Seu público mais recente são os filósofos morais, muitos interessados em seu trabalho e de outros biólogos. “Nos departamentos de filosofia, um número crescente de pessoas são influenciadas pelo que têm a dizer”, disse Gilbert Harman, filósofo de Princeton.
Philip Kitcher, filósofo de Columbia, gosta da abordagem empírica de Waal. “Não tenho dúvidas de que há padrões de comportamento que compartilhamos com nossos parentes primatas e que são relevantes às nossas decisões éticas”, disse ele. “Os filósofos sempre foram seduzidos pelo sonho de um sistema de ética completo e acabado, como a matemática. Não acredito que seja assim, de forma alguma.”

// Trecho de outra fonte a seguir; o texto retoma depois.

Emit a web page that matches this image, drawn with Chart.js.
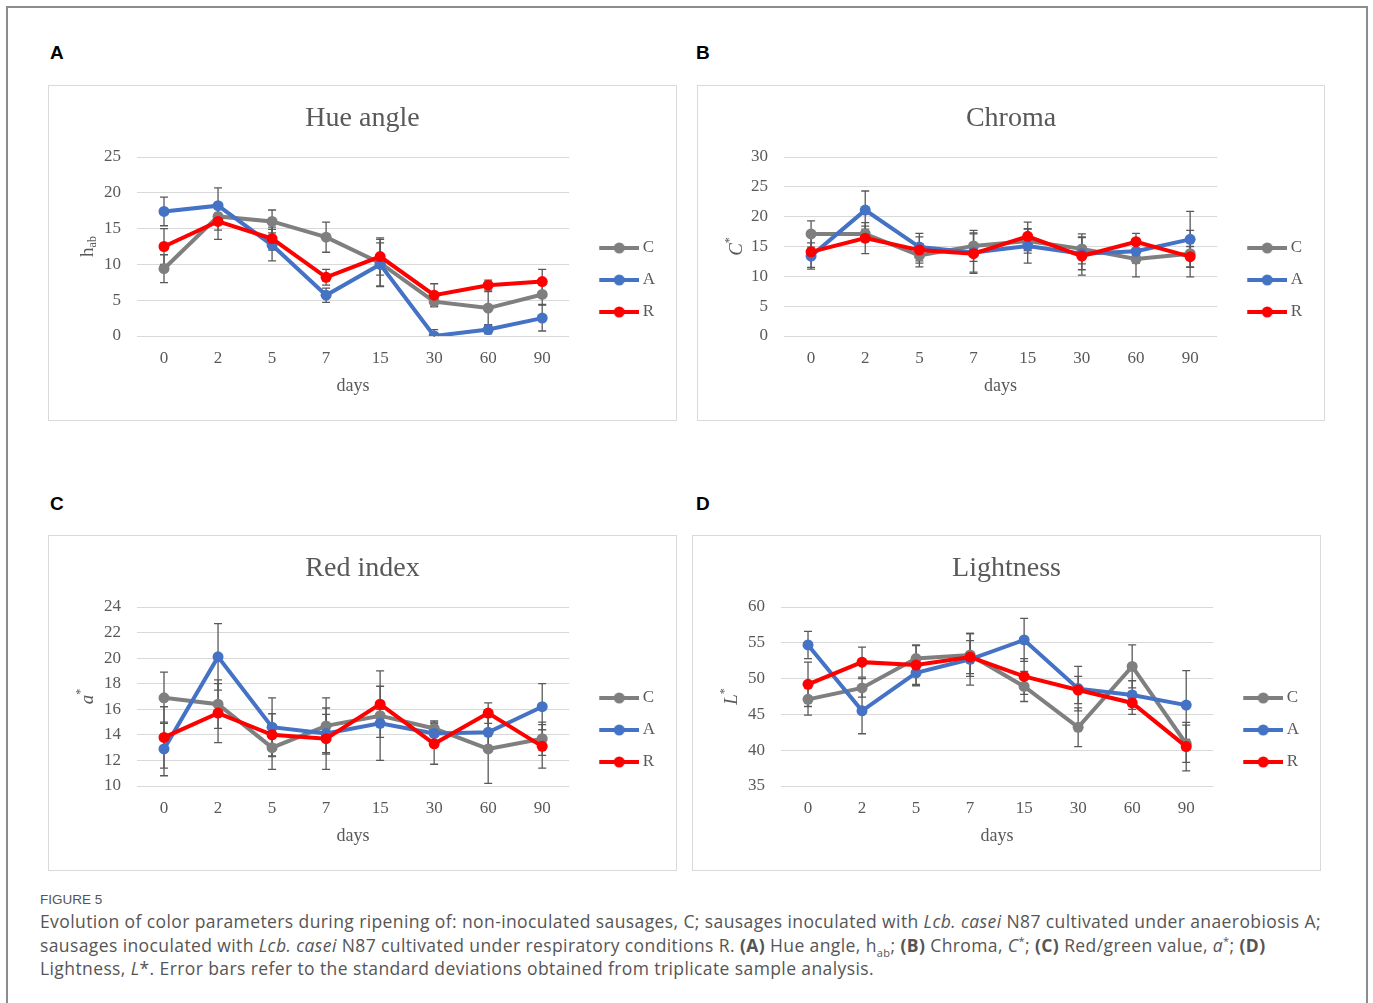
<!DOCTYPE html>
<html>
<head>
<meta charset="utf-8">
<script src="https://cdn.jsdelivr.net/npm/chart.js@4.4.0/dist/chart.umd.min.js"></script>
<style>
  body { margin: 0; background: #fff; width: 1373px; height: 1003px; position: relative; overflow: hidden; }
  .frame { position: absolute; left: 6px; top: 6px; width: 1358px; height: 1010px; border: 2px solid #8c8c8c; }
  .letter { position: absolute; font: bold 19px "Liberation Sans", Arial, sans-serif; line-height: 19px; color: #000; }
  .box { position: absolute; border: 1px solid #d9d9d9; box-sizing: border-box; }
  canvas { position: absolute; }
  .figlabel { position: absolute; left: 40px; top: 892px; font: 13.5px "Liberation Sans", Arial, sans-serif; color: #555; }
  .caption { position: absolute; left: 40px; top: 910px; font: 17.5px "Open Sans", sans-serif; letter-spacing: 0.4px; line-height: 23.5px; color: #555; white-space: nowrap; }
  .caption sub, .caption sup { font-size: 11px; line-height: 0; }
</style>
</head>
<body>
<div class="frame"></div>

<div class="letter" style="left:50px;top:43px">A</div>
<div class="letter" style="left:696px;top:43px">B</div>
<div class="letter" style="left:50px;top:494px">C</div>
<div class="letter" style="left:696px;top:494px">D</div>

<div class="box" style="left:48px;top:85px;width:629px;height:336px"></div>
<canvas id="hue" width="629" height="336" style="left:48px;top:85px"></canvas>
<div class="box" style="left:697px;top:85px;width:628px;height:336px"></div>
<canvas id="chroma" width="628" height="336" style="left:697px;top:85px"></canvas>
<div class="box" style="left:48px;top:535px;width:629px;height:336px"></div>
<canvas id="red" width="629" height="336" style="left:48px;top:535px"></canvas>
<div class="box" style="left:692px;top:535px;width:629px;height:336px"></div>
<canvas id="light" width="629" height="336" style="left:692px;top:535px"></canvas>

<div class="figlabel">FIGURE 5</div>
<div class="caption">Evolution of color parameters during ripening of: non-inoculated sausages, C; sausages inoculated with <i>Lcb. casei</i> N87 cultivated under anaerobiosis A;<br>sausages inoculated with <i>Lcb. casei</i> N87 cultivated under respiratory conditions R. <b>(A)</b> Hue angle, h<sub>ab</sub>; <b>(B)</b> Chroma, <i>C</i><sup>*</sup>; <b>(C)</b> Red/green value, <i>a</i><sup>*</sup>; <b>(D)</b><br>Lightness, <i>L</i>*. Error bars refer to the standard deviations obtained from triplicate sample analysis.</div>

<script>
// ripening time (days)
const days = ["0", "2", "5", "7", "15", "30", "60", "90"];
const seriesNames = ["C", "A", "R"];
const seriesColors = ["#7f7f7f", "#4472c4", "#ff0000"];

// hue angle h_ab
const hueC = [9.4, 16.7, 16.0, 13.8, 10.2, 4.8, 3.9, 5.8];
const hueA = [17.4, 18.2, 12.7, 5.7, 10.0, 0.0, 0.9, 2.5];
const hueR = [12.5, 16.0, 13.6, 8.2, 11.1, 5.7, 7.1, 7.6];
const hueErrC = [1.95, 1.9, 1.6, 2.1, 3.3, 0.7, 2.3, 1.4];
const hueErrA = [2.0, 2.5, 2.2, 1.0, 3.0, 0.9, 0.6, 1.8];
const hueErrR = [2.5, 2.5, 1.6, 1.1, 2.6, 1.6, 0.7, 1.7];

// chroma C*
const chromaC = [17.1, 17.1, 13.5, 15.1, 15.9, 14.6, 12.9, 13.8];
const chromaA = [13.4, 21.1, 14.9, 14.0, 15.1, 13.8, 14.2, 16.2];
const chromaR = [14.1, 16.4, 14.4, 13.8, 16.7, 13.4, 15.8, 13.3];
const chromaErrC = [2.2, 1.3, 1.9, 2.6, 2.0, 2.5, 3.0, 3.9];
const chromaErrA = [2.2, 3.2, 2.3, 3.3, 2.9, 2.7, 2.0, 4.7];
const chromaErrR = [2.6, 2.6, 2.2, 3.3, 2.4, 3.2, 1.4, 1.7];

// red index a*
const redC = [16.9, 16.4, 13.0, 14.7, 15.5, 14.5, 12.9, 13.7];
const redA = [12.9, 20.1, 14.6, 14.1, 14.9, 14.1, 14.2, 16.2];
const redR = [13.8, 15.7, 14.0, 13.7, 16.4, 13.3, 15.7, 13.1];
const redErrC = [2.0, 1.9, 1.7, 2.2, 3.5, 0.6, 2.7, 1.3];
const redErrA = [2.1, 2.6, 2.3, 1.5, 1.1, 0.9, 1.2, 1.8];
const redErrR = [2.4, 2.3, 1.65, 2.4, 1.4, 1.6, 0.8, 1.7];

// lightness L*
const lightC = [47.1, 48.7, 52.8, 53.3, 48.9, 43.2, 51.7, 40.9];
const lightA = [54.7, 45.5, 50.8, 52.7, 55.4, 48.6, 47.7, 46.3];
const lightR = [49.2, 52.3, 51.9, 53.0, 50.3, 48.4, 46.6, 40.5];
const lightErrC = [2.2, 1.3, 1.9, 3.0, 2.1, 2.7, 3.0, 2.6];
const lightErrA = [1.9, 3.2, 1.8, 3.6, 3.0, 3.1, 2.0, 4.8];
const lightErrR = [3.1, 2.1, 2.7, 2.3, 2.5, 1.9, 1.6, 3.4];

const TEXT = "#595959";
const SERIF = "'Liberation Serif', 'Times New Roman', serif";

// legend sample: short line with a marker in the middle
function legendIcon(color) {
    const c = document.createElement("canvas");
    c.width = 60;
    c.height = 12;
    const g = c.getContext("2d");
    g.strokeStyle = color;
    g.lineWidth = 4;
    g.beginPath();
    g.moveTo(20, 6);
    g.lineTo(60, 6);
    g.stroke();
    g.fillStyle = color;
    g.beginPath();
    g.arc(40, 6, 5.5, 0, Math.PI * 2);
    g.fill();
    return c;
}
const legendIcons = seriesColors.map(legendIcon);

function makePanel(p) {
    const ctx = document.getElementById(p.id).getContext("2d");

    // whiskers for the standard deviations, drawn under the lines
    const errorBars = {
        id: "errorBars",
        beforeDatasetsDraw(chart) {
            const g = chart.ctx;
            const y = chart.scales.y;
            const area = chart.chartArea;
            g.save();
            g.beginPath();
            g.rect(area.left, area.top - 1, area.right - area.left, area.bottom - area.top + 2);
            g.clip();
            g.strokeStyle = "#595959";
            g.lineWidth = 1.3;
            p.series.forEach((vals, i) => {
                const meta = chart.getDatasetMeta(i);
                vals.forEach((v, j) => {
                    const x = meta.data[j].x;
                    const top = y.getPixelForValue(v + p.errors[i][j]);
                    const bot = y.getPixelForValue(v - p.errors[i][j]);
                    g.beginPath();
                    g.moveTo(x, top);
                    g.lineTo(x, bot);
                    g.moveTo(x - 4, top);
                    g.lineTo(x + 4, top);
                    g.moveTo(x - 4, bot);
                    g.lineTo(x + 4, bot);
                    g.stroke();
                });
            });
            g.restore();
        },
    };

    // rotated y-axis title with sub/superscripts
    const yTitle = {
        id: "yTitle",
        afterDraw(chart) {
            const g = chart.ctx;
            const area = chart.chartArea;
            const fontFor = (t) => (t.italic ? "italic " : "") + (t.sub || t.sup ? "12px " : "19px ") + SERIF;
            g.save();
            g.translate(40, (area.top + area.bottom) / 2);
            g.rotate(-Math.PI / 2);
            g.fillStyle = TEXT;
            g.textBaseline = "middle";
            const widths = p.yTitle.map((t) => {
                g.font = fontFor(t);
                return g.measureText(t.text).width;
            });
            let x = -widths.reduce((a, b) => a + b, 0) / 2;
            p.yTitle.forEach((t, i) => {
                g.font = fontFor(t);
                g.fillText(t.text, x, t.sub ? 5 : t.sup ? -7 : 0);
                x += widths[i];
            });
            g.restore();
        },
    };

    return new Chart(ctx, {
        type: "line",
        data: {
            labels: days,
            datasets: p.series.map((vals, i) => ({
                label: seriesNames[i],
                data: vals,
                borderColor: seriesColors[i],
                backgroundColor: seriesColors[i],
                borderWidth: 4,
                pointRadius: 5.5,
                pointBorderWidth: 0,
                pointBackgroundColor: seriesColors[i],
                order: 3 - i,
            })),
        },
        options: {
            responsive: false,
            animation: false,
            elements: {
                line: {
                    tension: 0,
                },
            },
            layout: {
                padding: { left: 12, right: 12, top: 0, bottom: 24 },
            },
            scales: {
                x: {
                    offset: true,
                    grid: { display: false },
                    border: { display: false },
                    ticks: {
                        color: TEXT,
                        padding: 4,
                        font: { family: SERIF, size: 17 },
                    },
                    title: {
                        display: true,
                        text: "days",
                        color: TEXT,
                        padding: { top: 4, bottom: 0 },
                        font: { family: SERIF, size: 18 },
                    },
                    afterFit: (s) => {
                        s.height = 61;
                    },
                },
                y: {
                    min: p.min,
                    max: p.max,
                    grid: { color: "#d9d9d9", lineWidth: 1, drawTicks: false },
                    border: { display: false },
                    ticks: {
                        stepSize: p.step,
                        color: TEXT,
                        padding: 16,
                        font: { family: SERIF, size: 17 },
                    },
                    afterFit: (s) => {
                        s.width = p.left - 12;
                    },
                },
            },
            plugins: {
                title: {
                    display: true,
                    text: p.title,
                    color: TEXT,
                    font: { family: SERIF, size: 28, weight: "normal" },
                    padding: { top: 17, bottom: 21.4 },
                },
                legend: {
                    position: "right",
                    title: {
                        display: true,
                        text: " ",
                        font: { size: 10 },
                        padding: { top: 33, bottom: 33 },
                    },
                    labels: {
                        usePointStyle: true,
                        pointStyleWidth: 50,
                        padding: 15,
                        color: TEXT,
                        font: { family: SERIF, size: 17 },
                        sort: (a, b) => a.datasetIndex - b.datasetIndex,
                        generateLabels: (chart) =>
                            Chart.defaults.plugins.legend.labels.generateLabels(chart).map((item) => ({
                                ...item,
                                pointStyle: legendIcons[item.datasetIndex],
                            })),
                    },
                },
                tooltip: { enabled: false },
            },
        },
        plugins: [errorBars, yTitle],
    });
}

const hueChart = makePanel({
    id: "hue", title: "Hue angle", min: 0, max: 25, step: 5, left: 89,
    yTitle: [{ text: "h" }, { text: "ab", sub: true }],
    series: [hueC, hueA, hueR], errors: [hueErrC, hueErrA, hueErrR],
});
const chromaChart = makePanel({
    id: "chroma", title: "Chroma", min: 0, max: 30, step: 5, left: 87,
    yTitle: [{ text: "C", italic: true }, { text: "*", sup: true }],
    series: [chromaC, chromaA, chromaR], errors: [chromaErrC, chromaErrA, chromaErrR],
});
const redChart = makePanel({
    id: "red", title: "Red index", min: 10, max: 24, step: 2, left: 89,
    yTitle: [{ text: "a", italic: true }, { text: "*", sup: true }],
    series: [redC, redA, redR], errors: [redErrC, redErrA, redErrR],
});
const lightChart = makePanel({
    id: "light", title: "Lightness", min: 35, max: 60, step: 5, left: 89,
    yTitle: [{ text: "L", italic: true }, { text: "*", sup: true }],
    series: [lightC, lightA, lightR], errors: [lightErrC, lightErrA, lightErrR],
});
</script>
</body>
</html>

Mas a ética humana é consideravelmente mais complicada do que a empatia que Waal descreveu nos chimpanzés. “Empatia é a matéria prima da qual um conjunto ético mais complicado pode ser formulado”, disse ele. “No mundo, somos confrontados com diferentes pessoas que podem ser alvos de nossa empatia. Ética é decidir quem ajudar, por que e quando.”
Muitos filósofos acreditam que o raciocínio consciente tem grande papel no controle do comportamento ético e, portanto, não acreditam que tudo nasça das emoções, como a empatia, evidente nos chimpanzés. O elemento imparcial da moralidade vem da capacidade de raciocinar, escreve Peter Singer, filósofo de Princeton, em “Primates and Philosophers” (primatas e filósofos). Ele diz: “A razão é como uma escada rolante – quando entramos, não podemos descer até que tenhamos chegado aonde nos leva.”

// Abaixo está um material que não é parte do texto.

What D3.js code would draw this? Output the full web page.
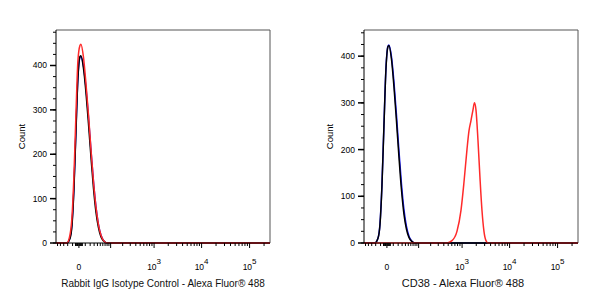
<!DOCTYPE html>
<html>
<head>
<meta charset="utf-8">
<script src="https://cdn.jsdelivr.net/npm/d3@7"></script>
<style>
  body { margin: 0; background: #fff; }
  svg { display: block; font-family: "Liberation Sans", Arial, sans-serif; }
</style>
</head>
<body>
<svg id="chart" width="600" height="300"></svg>
<script>
// --- data -----------------------------------------------------------------
// fluorescence values (bin centres) and event counts
var nearZeroX = [-22, -15, -11, -7.6, -4.3, -1.4, 1.4, 2.8, 6.7, 11.2, 16.2, 21.8, 28.1, 35.3, 43.3, 52.4, 62.7, 80];

var isoBlack = [0, 10, 40, 120, 250, 370, 420, 422, 395, 340, 270, 195, 125, 70, 35, 14, 5, 0];
var isoBlue  = [0, 12, 45, 125, 255, 372, 418, 420, 400, 350, 285, 210, 140, 82, 42, 18, 6, 0];
var isoRed   = [0, 18, 60, 150, 290, 410, 445, 448, 420, 360, 290, 212, 140, 82, 42, 18, 6, 0];

var cdBlack = [0, 10, 40, 120, 250, 370, 420, 423, 395, 335, 262, 185, 115, 62, 30, 12, 4, 0];
var cdBlue  = [0, 10, 42, 122, 252, 372, 421, 424, 400, 345, 275, 198, 128, 72, 36, 15, 5, 0];

var cdRedX = [470, 605, 776, 947, 1097, 1271, 1402, 1546, 1705, 1834, 1972, 2173, 2394, 2638, 2906, 3203, 3528];
var cdRed  = [0, 5, 25, 70, 130, 200, 240, 262, 285, 300, 285, 220, 140, 70, 25, 5, 0];

var xDomain = [-56, 266000];
var xMajorTicks = [0, 100, 1000, 10000, 100000];
var xMinorTicks = [-50, -40, -30, -20, -10, -5, -4, -3, -2, -1, 1, 2, 3, 4, 5,
  10, 20, 30, 40, 50, 60, 70, 80, 90, 200, 300, 400, 500, 600, 700, 800, 900,
  2000, 3000, 4000, 5000, 6000, 7000, 8000, 9000,
  20000, 30000, 40000, 50000, 60000, 70000, 80000, 90000, 200000];
var xLabels = [{v: 0, base: "0", exp: ""}, {v: 1000, base: "10", exp: "3"},
  {v: 10000, base: "10", exp: "4"}, {v: 100000, base: "10", exp: "5"}];

var yMajorTicks = [0, 100, 200, 300, 400];

var panels = [
  {left: 56, yMax: 480, title: "Rabbit IgG Isotype Control - Alexa Fluor\u00ae 488", titleShift: 0, titleSize: 10,
   series: [{x: nearZeroX, y: isoBlue, color: "#1a1aff"},
            {x: nearZeroX, y: isoBlack, color: "#000"},
            {x: nearZeroX, y: isoRed, color: "#ff2a2a"}]},
  {left: 364, yMax: 456, title: "CD38 - Alexa Fluor\u00ae 488", titleShift: -8, titleSize: 11,
   series: [{x: nearZeroX, y: cdBlue, color: "#1a1aff"},
            {x: nearZeroX, y: cdBlack, color: "#000"},
            {x: cdRedX, y: cdRed, color: "#ff2a2a"}]}
];

// --- drawing --------------------------------------------------------------
var plotW = 214, plotTop = 30, plotBottom = 243;
var svg = d3.select("#chart");

panels.forEach(function(p) {
  var g = svg.append("g");
  var x = d3.scaleSymlog().constant(28).domain(xDomain).range([p.left, p.left + plotW]);
  var y = d3.scaleLinear().domain([0, p.yMax]).range([plotBottom, plotTop]);

  // frame
  g.append("path")
    .attr("d", "M" + p.left + "," + plotTop + "H" + (p.left + plotW) + "V" + plotBottom)
    .attr("fill", "none").attr("stroke", "#555").attr("stroke-width", 1);

  // histograms, flat at zero across the full axis
  var line = d3.line()
    .x(function(d) { return x(d[0]); })
    .y(function(d) { return y(d[1]); })
    .curve(d3.curveMonotoneX);
  p.series.forEach(function(s) {
    var pts = [[xDomain[0], 0]].concat(s.x.map(function(v, i) { return [v, s.y[i]]; }), [[xDomain[1], 0]]);
    g.append("path").datum(pts)
      .attr("d", line)
      .attr("fill", "none")
      .attr("stroke", s.color)
      .attr("stroke-width", 1.5)
      .attr("stroke-linejoin", "round");
  });

  // y axis
  var yMinor = d3.range(0, p.yMax + 1, 25);
  var yAxis = g.append("g").attr("transform", "translate(" + p.left + ",0)");
  yAxis.append("line").attr("y1", plotTop).attr("y2", plotBottom).attr("stroke", "#000");
  yAxis.selectAll("line.minor").data(yMinor).enter().append("line")
    .attr("class", "minor")
    .attr("x1", -3).attr("x2", 0)
    .attr("y1", y).attr("y2", y).attr("stroke", "#000");
  yAxis.selectAll("line.major").data(yMajorTicks).enter().append("line")
    .attr("class", "major")
    .attr("x1", -6).attr("x2", 0)
    .attr("y1", y).attr("y2", y).attr("stroke", "#000").attr("stroke-width", 1.5);
  yAxis.selectAll("text").data(yMajorTicks).enter().append("text")
    .attr("x", -9).attr("y", y).attr("dy", "0.35em")
    .attr("text-anchor", "end").attr("font-size", 8.5)
    .text(function(d) { return d; });

  // x axis
  var xAxis = g.append("g").attr("transform", "translate(0," + plotBottom + ")");
  xAxis.append("line").attr("x1", p.left).attr("x2", p.left + plotW).attr("stroke", "#000");
  xAxis.selectAll("line.minor").data(xMinorTicks).enter().append("line")
    .attr("class", "minor")
    .attr("x1", x).attr("x2", x).attr("y1", 0).attr("y2", 3).attr("stroke", "#000");
  xAxis.selectAll("line.major").data(xMajorTicks).enter().append("line")
    .attr("class", "major")
    .attr("x1", x).attr("x2", x).attr("y1", 0).attr("y2", 5).attr("stroke", "#000");
  var lab = xAxis.selectAll("text").data(xLabels).enter().append("text")
    .attr("x", function(d) { return x(d.v); }).attr("y", 26.5)
    .attr("text-anchor", "middle").attr("font-size", 8.5);
  lab.append("tspan").text(function(d) { return d.base; });
  lab.filter(function(d) { return d.exp; }).append("tspan")
    .attr("dy", -6).attr("font-size", 8).text(function(d) { return d.exp; });

  // axis titles
  g.append("text")
    .attr("transform", "translate(" + (p.left - 34) + "," + ((plotTop + plotBottom) / 2) + ") rotate(-90)")
    .attr("text-anchor", "middle").attr("dy", "0.35em").attr("font-size", 9.5)
    .text("Count");
  g.append("text")
    .attr("x", p.left + plotW / 2 + p.titleShift).attr("y", 287)
    .attr("text-anchor", "middle").attr("font-size", p.titleSize).attr("fill", "#111")
    .text(p.title);
});
</script>
</body>
</html>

Era essa a opinião de Immanuel Kant, observou Singer, que acreditava que a moral deve ser baseada na razão, enquanto o filósofo escocês David Hume seguido de Waal, argumentou que os julgamentos morais nascem das emoções.
Biólogos como Waal acreditam que a razão é usada apenas depois de se chegar a uma decisão moral. Eles argumentam que a moral evoluiu em uma época em que as pessoas viviam em pequenas sociedades e freqüentemente tinham que tomar decisões instantâneas de vida ou morte, sem tempo para uma avaliação consciente de escolhas morais. O raciocínio vinha depois, como justificativa post hoc. “O comportamento humano deriva, acima de tudo, de julgamentos rápidos, automatizados e emocionais e apenas secundariamente de processos conscientes mais lentos”, escreve Waal.
Por mais que celebremos a racionalidade, as emoções são nosso compasso, provavelmente porque foram moldadas pela evolução, na opinião de Waal. Por exemplo, diz ele: “As pessoas são contra soluções morais que envolvem fazer dano ao outro com as mãos. Isso pode ser porque a violência feita com a mão foi sujeita à seleção natural, enquanto deliberações utilitárias não.”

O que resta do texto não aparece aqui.